Sensitivity Analysis of Overtime using Capacity Planning Levers

Ashish Pandey

IJRISS Call for paper

Abstract—Demand, Throughput rate, Utilization and Overtime are pillars of Capacity planning. Overtime is a function of Demand, Throughput rate and Utilization. A firm’s objective is to determine the distribution of the Overtime risk estimate using the independent marginal distributions and dependency structure between the capacity levers. This additional operating cost can be managed using capacity levers and cross training efforts in order to help the firm manage labor expenses to meet seasonal demand patterns. If not managed efficiently it can lead to higher than expected costs.Unlike a manufacturing firm the capacity planning for a services firm would vary significantly. Throughput rate for a services firm would vary in parallel with the seasonal demand because of the high dependency on human effort, in high volume period associates complete more transactions in the given time while in a lean period the processing time for a transaction would increase leading to decline in throughput rate. Given this dependency among capacity levers the paper describes the application of t-copula as a joint density estimation technique to model the correlation among Demand, Throughput rate and Utilization.

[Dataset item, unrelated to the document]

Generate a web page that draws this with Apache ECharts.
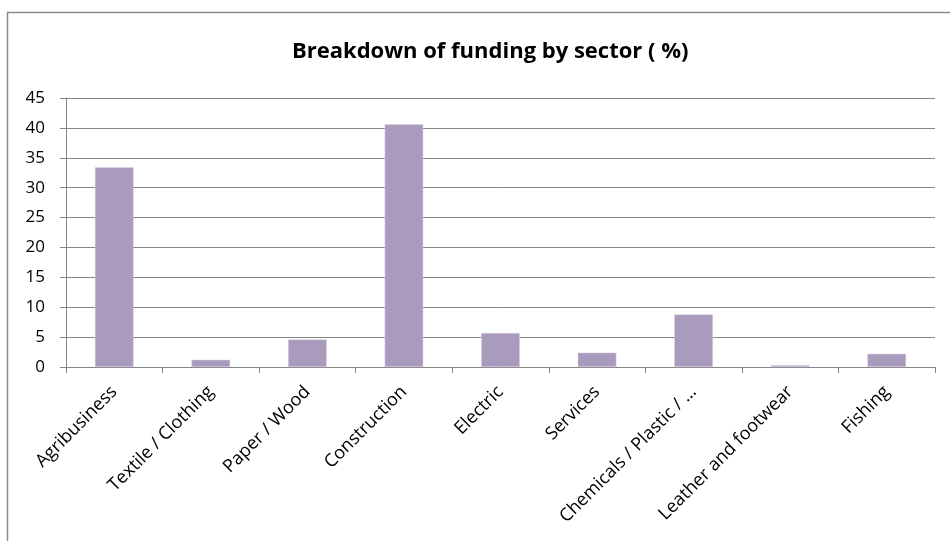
<!DOCTYPE html>
<html>
<head>
<meta charset="utf-8">
<script src="https://cdn.jsdelivr.net/npm/echarts@6/dist/echarts.min.js"></script>
<style>
  html, body { margin: 0; padding: 0; background: #ffffff; }
  #chart { width: 950px; height: 541px; }
</style>
</head>
<body>
<div id="chart"></div>
<script>
// Share of funding per sector, in percent
const sectors = [
  'Agribusiness', 'Textile / Clothing', 'Paper / Wood', 'Construction',
  'Electric', 'Services', 'Chemicals / Plastic / …', 'Leather and footwear', 'Fishing'
];
const shares = [33.4, 1.2, 4.6, 40.6, 5.7, 2.4, 8.8, 0.3, 2.2];
const yTicks = [0, 5, 10, 15, 20, 25, 30, 35, 40, 45];

const FONT = '"Open Sans", "Noto Sans", sans-serif';
const GRID_GREY = '#858585';

const chart = echarts.init(document.getElementById('chart'), null, { renderer: 'canvas' });

chart.setOption({
  backgroundColor: '#ffffff',
  animation: false,
  title: {
    text: 'Breakdown of funding by sector ( %)',
    left: 287,
    top: 36,
    textStyle: { fontFamily: FONT, fontSize: 22, fontWeight: 'bold', color: '#000000' }
  },
  graphic: [{
    type: 'rect',
    silent: true,
    shape: { x: 7.5, y: 12.5, width: 1000, height: 1000 },
    style: { fill: 'none', stroke: '#8a8a8a', lineWidth: 1.5 }
  }],
  grid: { left: 66, right: 15, top: 98, bottom: 174, containLabel: false },
  xAxis: {
    type: 'category',
    data: sectors,
    boundaryGap: true,
    axisLine: { show: true, lineStyle: { color: GRID_GREY, width: 1 } },
    axisTick: { show: true, length: 6, lineStyle: { color: GRID_GREY, width: 1 } },
    axisLabel: {
      rotate: 45,
      interval: 0,
      margin: 22,
      fontFamily: FONT,
      fontSize: 18,
      color: '#000000'
    },
    splitLine: { show: false }
  },
  yAxis: {
    type: 'value',
    min: yTicks[0],
    max: yTicks[yTicks.length - 1],
    interval: yTicks[1] - yTicks[0],
    axisLine: { show: true, lineStyle: { color: GRID_GREY, width: 1 } },
    axisTick: { show: true, length: 6, lineStyle: { color: GRID_GREY, width: 1 } },
    axisLabel: {
      margin: 21,
      fontFamily: FONT,
      fontSize: 17,
      color: '#000000'
    },
    splitLine: { show: true, lineStyle: { color: GRID_GREY, width: 1 } }
  },
  series: [{
    type: 'bar',
    data: shares,
    barWidth: '40%',
    itemStyle: { color: '#a99bbe', borderColor: '#d8d0e3', borderWidth: 0.5 }
  }]
});
</script>
</body>
</html>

Data is hypothecated for illustration purpose and reflects the business case to model the dependency among capacity levers.

Keywords: Capacity planning, Copula, Overtime, Throughput rate, Utilization

I. INTRODUCTION

Sensitivity analysis is the study of uncertainty in the dependent variable apportioned to uncertainty in the independent variables. Understanding the variability and predictability of Overtime hours becomes important in the Capacity planning domain. Demand, Throughput & Utilization are key pillars of Capacity planning that are used as levers to meet the incoming demand and thus to effectively manage the overtime cost.